Scandinavian winters are getting shorter at a rapid pace

Season lengths are changing

Climate change is affecting the length of summer and winter in northern Europa. Observations show that winter has shortened by 29 days in southern Estonia between 1891 and 2003, and by nearly 40 days in Poland in the period 1951-2010. Likewise summer has become longer in these periods by 11 days in southern Estonia and by nearly 20 days in Poland.

These trends will continue into future decades. For northern Europe, season lengths have been quantified for the period 2040-2069, under a moderate scenario of climate change and based on a large number of global climate models. Changes have been compared with the seasons in 1971-2000 for reference. This scenario corresponds to 2°C global warming in 2040-2069 relative to the preindustrial climate. In northern Europe, warming exceeds this global mean substantially, however.

Longer summers, shorter winters

According to these model projections, the summer (daily mean temperature > 10°C) will last about a month longer by mid-century in most of Northern Europe. The summer is projected to start 2 weeks earlier and last two weeks longer. In the very coldest areas, the mountains, northern Lapland and the coasts of the Arctic Ocean, summer lengthening may be even more than 30 days.

Concurrently, the projections show that winter (daily mean temperature < 0°C) will become shorter by 30-60 days. Winters are projected to start 15-30 days later and end 15-30 days earlier. Changes are largest near the coasts of the Arctic Ocean and the Baltic Sea, and relatively modest in the northern inland areas.

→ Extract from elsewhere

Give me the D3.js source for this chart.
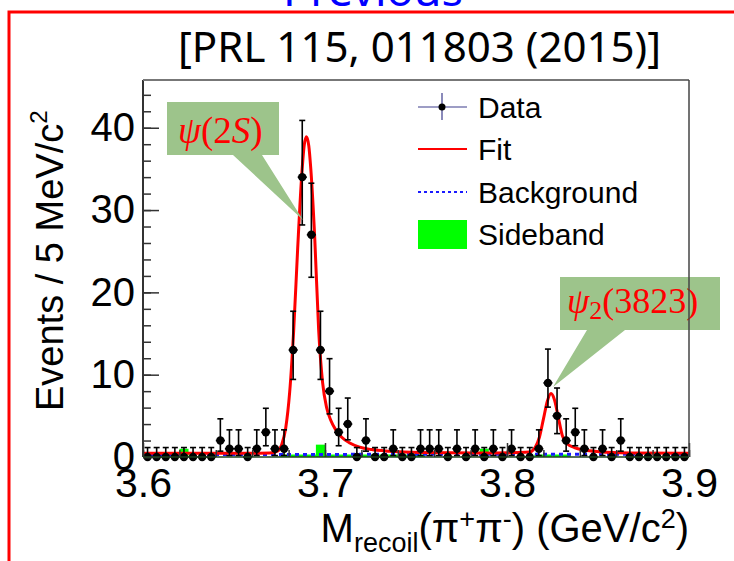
<!DOCTYPE html>
<html><head><meta charset="utf-8">
<script src="https://cdn.jsdelivr.net/npm/d3@7"></script>
<style>body{margin:0;background:#fff;} svg{display:block}</style>
</head><body><svg id="c" width="734" height="561"></svg>
<script>
// ---------- data ----------
const binLow = 3.6, binWidth = 0.005;
const counts = [0,0,0,0,0,0,0,0,2,1, 1,0,1,3,1,1,13,34,27,13, 8,3,4,0,2,0,0,1,0,0,
                1,1,1,0,1,0,1,0,1,0, 1,0,0,1,9,5,2,3,1,0, 1,0,2,0,0,0,0,0,0,0];
const sideband = [0,0,0,0,1.0,0,0,0,0,0, 0,0,0,0,0,0.3,0.3,0.3,0.3,1.5, 0.3,0.3,0.3,0.3,0.3,0.3,0.3,0.3,0.3,0.3,
                  0.3,0,0,0,0,0,0,1.0,0,0, 0,0,0,0.3,0.3,0.3,0.3,0,0,0, 0,0,0,0,0,0,0,0,0,0];
// Poisson 68% interval table (per count)
const poisCounts   = [0,1,2,3,4,5,8,9,13,27,34];
const poisErrLow   = [0,0.827,1.291,1.633,1.914,2.159,2.764,2.942,3.575,5.165,5.809];
const poisErrHigh  = [1.148,2.300,2.638,2.918,3.163,3.382,3.945,4.110,4.705,6.260,6.888];
const fitX = [3.6,3.63,3.66,3.6697,3.6741,3.6762,3.6784,3.6806,3.6828,3.6850,3.6872,3.6886,3.6898,3.6911,3.6922,
              3.6944,3.6965,3.6987,3.7009,3.7031,3.7059,3.7092,3.7136,3.7190,3.7256,3.7355,3.7519,3.7849,3.8068,
              3.8123,3.8156,3.8178,3.8200,3.8222,3.8242,3.8260,3.8282,3.8304,3.8331,3.8370,3.8425,3.8507,3.8671,3.9];
const fitY = [0.45,0.45,0.46,0.48,0.75,1.5,3.5,7.9,15.4,25.4,34.2,37.9,38.9,37.8,35.0,
              26.4,15.5,9.0,6.0,4.5,3.3,2.4,1.7,1.2,0.9,0.7,0.55,0.5,0.55,
              0.6,1.2,2.4,4.6,6.8,7.7,7.0,4.8,2.6,1.6,1.15,0.85,0.65,0.5,0.45];
const bgX = [3.6, 3.9];
const bgY = [0.3, 0.35];
const xTicks = [3.6, 3.7, 3.8, 3.9];
const yTicks = [0, 10, 20, 30, 40];
const legendLabels = ["Data", "Fit", "Background", "Sideband"];

// ---------- layout ----------
const svg = d3.select("#c");
const X0 = 143, X1 = 689, Y0 = 457, Y1 = 80;
const x = d3.scaleLinear().domain([3.6, 3.9]).range([X0, X1]);
const y = d3.scaleLinear().domain([0, 45.8]).range([Y0, Y1]);
const SANS = "'Liberation Sans', Arial, sans-serif";

// red frame + blue header
svg.append("rect").attr("x", 9).attr("y", 12).attr("width", 760).attr("height", 600)
  .attr("fill", "none").attr("stroke", "#ff0000").attr("stroke-width", 3);
svg.append("text").attr("x", 283).attr("y", 6).attr("textLength", 180).attr("lengthAdjust", "spacingAndGlyphs")
  .attr("font-family", "'Noto Sans', sans-serif").attr("font-size", 44).attr("fill", "#0000ff").text("Previous");
svg.append("text").attr("x", 178).attr("y", 62).attr("textLength", 483).attr("lengthAdjust", "spacingAndGlyphs")
  .attr("font-family", "'Noto Sans', sans-serif").attr("font-size", 41).attr("fill", "#000").text("[PRL 115, 011803 (2015)]");

// sideband histogram
const bins = counts.map((c, i) => ({lo: binLow + i*binWidth, hi: binLow + (i+1)*binWidth, c: c, s: sideband[i], e: poisCounts.indexOf(c)}));
svg.append("g").selectAll("rect").data(bins.filter(b => b.s > 0)).join("rect")
  .attr("x", b => x(b.lo)).attr("width", b => x(b.hi) - x(b.lo))
  .attr("y", b => y(b.s)).attr("height", b => y(0) - y(b.s)).attr("fill", "#00ff00");

// background
const line = d3.line().x(d => x(d[0])).y(d => y(d[1]));
svg.append("path").datum(bgX.map((v, i) => [v, bgY[i]])).attr("d", line)
  .attr("fill", "none").attr("stroke", "#1a1aff").attr("stroke-width", 3).attr("stroke-dasharray", "4,4");
// fit
svg.append("path").datum(fitX.map((v, i) => [v, fitY[i]])).attr("d", line.curve(d3.curveMonotoneX))
  .attr("fill", "none").attr("stroke", "#ff0000").attr("stroke-width", 3);

// data points
const gd = svg.append("g").attr("stroke", "#000").attr("stroke-width", 1.6);
bins.forEach(b => {
  const cx = x((b.lo + b.hi) / 2), cy = y(b.c);
  const yl = y(b.c - poisErrLow[b.e]), yh = y(b.c + poisErrHigh[b.e]);
  gd.append("line").attr("x1", x(b.lo)).attr("x2", x(b.hi)).attr("y1", cy).attr("y2", cy);
  gd.append("line").attr("x1", cx).attr("x2", cx).attr("y1", yl).attr("y2", yh);
  gd.append("line").attr("x1", cx - 3).attr("x2", cx + 3).attr("y1", yh).attr("y2", yh);
  if (b.c > 0) gd.append("line").attr("x1", cx - 3).attr("x2", cx + 3).attr("y1", yl).attr("y2", yl);
  gd.append("circle").attr("cx", cx).attr("cy", cy).attr("r", 4.2).attr("fill", "#000").attr("stroke", "none");
});

// axes
const yMinor = d3.range(0, 46, 2);
const xMinor = d3.range(0, 16).map(i => 3.6 + i * 0.02);
svg.append("g").attr("transform", `translate(${X0},0)`)
  .call(d3.axisLeft(y).tickValues(yMinor).tickSize(-8).tickFormat(""))
  .call(g => g.select(".domain").remove());
svg.append("g").attr("transform", `translate(0,${Y0})`)
  .call(d3.axisBottom(x).tickValues(xMinor).tickSize(-7).tickFormat(""))
  .call(g => g.select(".domain").remove());
const ya = svg.append("g").attr("transform", `translate(${X0},0)`)
  .call(d3.axisLeft(y).tickValues(yTicks).tickSize(-16).tickPadding(8).tickFormat(d3.format("d")));
ya.select(".domain").remove();
ya.selectAll("text").attr("font-family", SANS).attr("font-size", 40).attr("fill", "#000");
const xa = svg.append("g").attr("transform", `translate(0,${Y0})`)
  .call(d3.axisBottom(x).tickValues(xTicks).tickSize(-14).tickPadding(11).tickFormat(d3.format(".1f")));
xa.select(".domain").remove();
xa.selectAll("text").attr("font-family", SANS).attr("font-size", 41).attr("fill", "#000");
svg.selectAll(".tick line").attr("stroke", "#333").attr("stroke-width", 1.5);

// frame
svg.append("line").attr("x1", X0).attr("x2", X0).attr("y1", Y1).attr("y2", Y0).attr("stroke", "#333").attr("stroke-width", 2);
svg.append("line").attr("x1", X0).attr("x2", X1).attr("y1", Y0).attr("y2", Y0).attr("stroke", "#1f3f1f").attr("stroke-width", 1.5);
svg.append("line").attr("x1", X0).attr("x2", X1).attr("y1", Y1).attr("y2", Y1).attr("stroke", "#777").attr("stroke-width", 2);

// axis titles
const yt = svg.append("text").attr("transform", "translate(63,411) rotate(-90)")
  .attr("font-family", SANS).attr("font-size", 38).attr("fill", "#000");
yt.append("tspan").text("Events / 5 MeV/c");
yt.append("tspan").attr("font-size", 24).attr("dy", -16).text("2");
const xt = svg.append("text").attr("x", X1).attr("y", 542).attr("text-anchor", "end")
  .attr("font-family", SANS).attr("font-size", 40).attr("fill", "#000");
xt.append("tspan").text("M");
xt.append("tspan").attr("font-size", 27).attr("dy", 10).text("recoil");
xt.append("tspan").attr("dy", -10).text("(π");
xt.append("tspan").attr("font-size", 27).attr("dy", -14).text("+");
xt.append("tspan").attr("dy", 14).text("π");
xt.append("tspan").attr("font-size", 27).attr("dy", -14).text("-");
xt.append("tspan").attr("dy", 14).text(") (GeV/c");
xt.append("tspan").attr("font-size", 27).attr("dy", -14).text("2");
xt.append("tspan").attr("dy", 14).text(")");

// legend
const lg = svg.append("g").attr("font-family", SANS).attr("font-size", 30).attr("fill", "#000");
const rows = [107, 149, 192, 234];
lg.append("line").attr("x1", 418).attr("x2", 467).attr("y1", rows[0]).attr("y2", rows[0]).attr("stroke", "#3c3c8c").attr("stroke-width", 1.2);
lg.append("line").attr("x1", 442).attr("x2", 442).attr("y1", rows[0] - 14).attr("y2", rows[0] + 13).attr("stroke", "#3c3c8c").attr("stroke-width", 1.2);
lg.append("circle").attr("cx", 442).attr("cy", rows[0]).attr("r", 3.5).attr("fill", "#000");
lg.append("line").attr("x1", 418).attr("x2", 467).attr("y1", rows[1]).attr("y2", rows[1]).attr("stroke", "#ff0000").attr("stroke-width", 1.8);
lg.append("line").attr("x1", 418).attr("x2", 467).attr("y1", rows[2]).attr("y2", rows[2]).attr("stroke", "#1a1aff").attr("stroke-width", 2).attr("stroke-dasharray", "3,3");
lg.append("rect").attr("x", 418).attr("y", rows[3] - 14).attr("width", 49).attr("height", 29).attr("fill", "#00ff00");
legendLabels.forEach((t, i) => lg.append("text").attr("x", 478).attr("y", rows[i]).attr("dy", "0.36em").text(t));

// callouts
const CALLOUT = "#9dc48b";
svg.append("path").attr("d", "M167,102H279V155H262L303,220L233,155H167Z").attr("fill", CALLOUT);
svg.append("path").attr("d", "M560,277H720V330H625L553,387L587,330H560Z").attr("fill", CALLOUT);
const SERIF = "'Liberation Serif', 'DejaVu Serif', serif";
const c1 = svg.append("text").attr("x", 178).attr("y", 143).attr("font-family", SERIF).attr("font-size", 37).attr("fill", "#ff0000");
c1.append("tspan").attr("font-style", "italic").text("ψ");
c1.append("tspan").text("(2");
c1.append("tspan").attr("font-style", "italic").text("S");
c1.append("tspan").text(")");
const c2 = svg.append("text").attr("x", 567).attr("y", 313).attr("font-family", SERIF).attr("font-size", 36).attr("fill", "#ff0000");
c2.append("tspan").attr("font-style", "italic").text("ψ");
c2.append("tspan").attr("font-size", 26).attr("dy", 6).text("2");
c2.append("tspan").attr("dy", -6).text("(3823)");

// right frame line drawn on top
svg.append("line").attr("x1", X1).attr("x2", X1).attr("y1", Y1).attr("y2", Y0).attr("stroke", "#444").attr("stroke-width", 1.5);
</script></body></html>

Standard deviations of the model projections are about 10 days for the lengths of the spring, summer and autumn, and 10-25 days for winter length. In Denmark and southernmost Sweden, the average winter is already quite short now and there is little room for further shortening. By mid-century, the probability of missing winters will increase considerably, particularly in southern Sweden and the Baltic countries.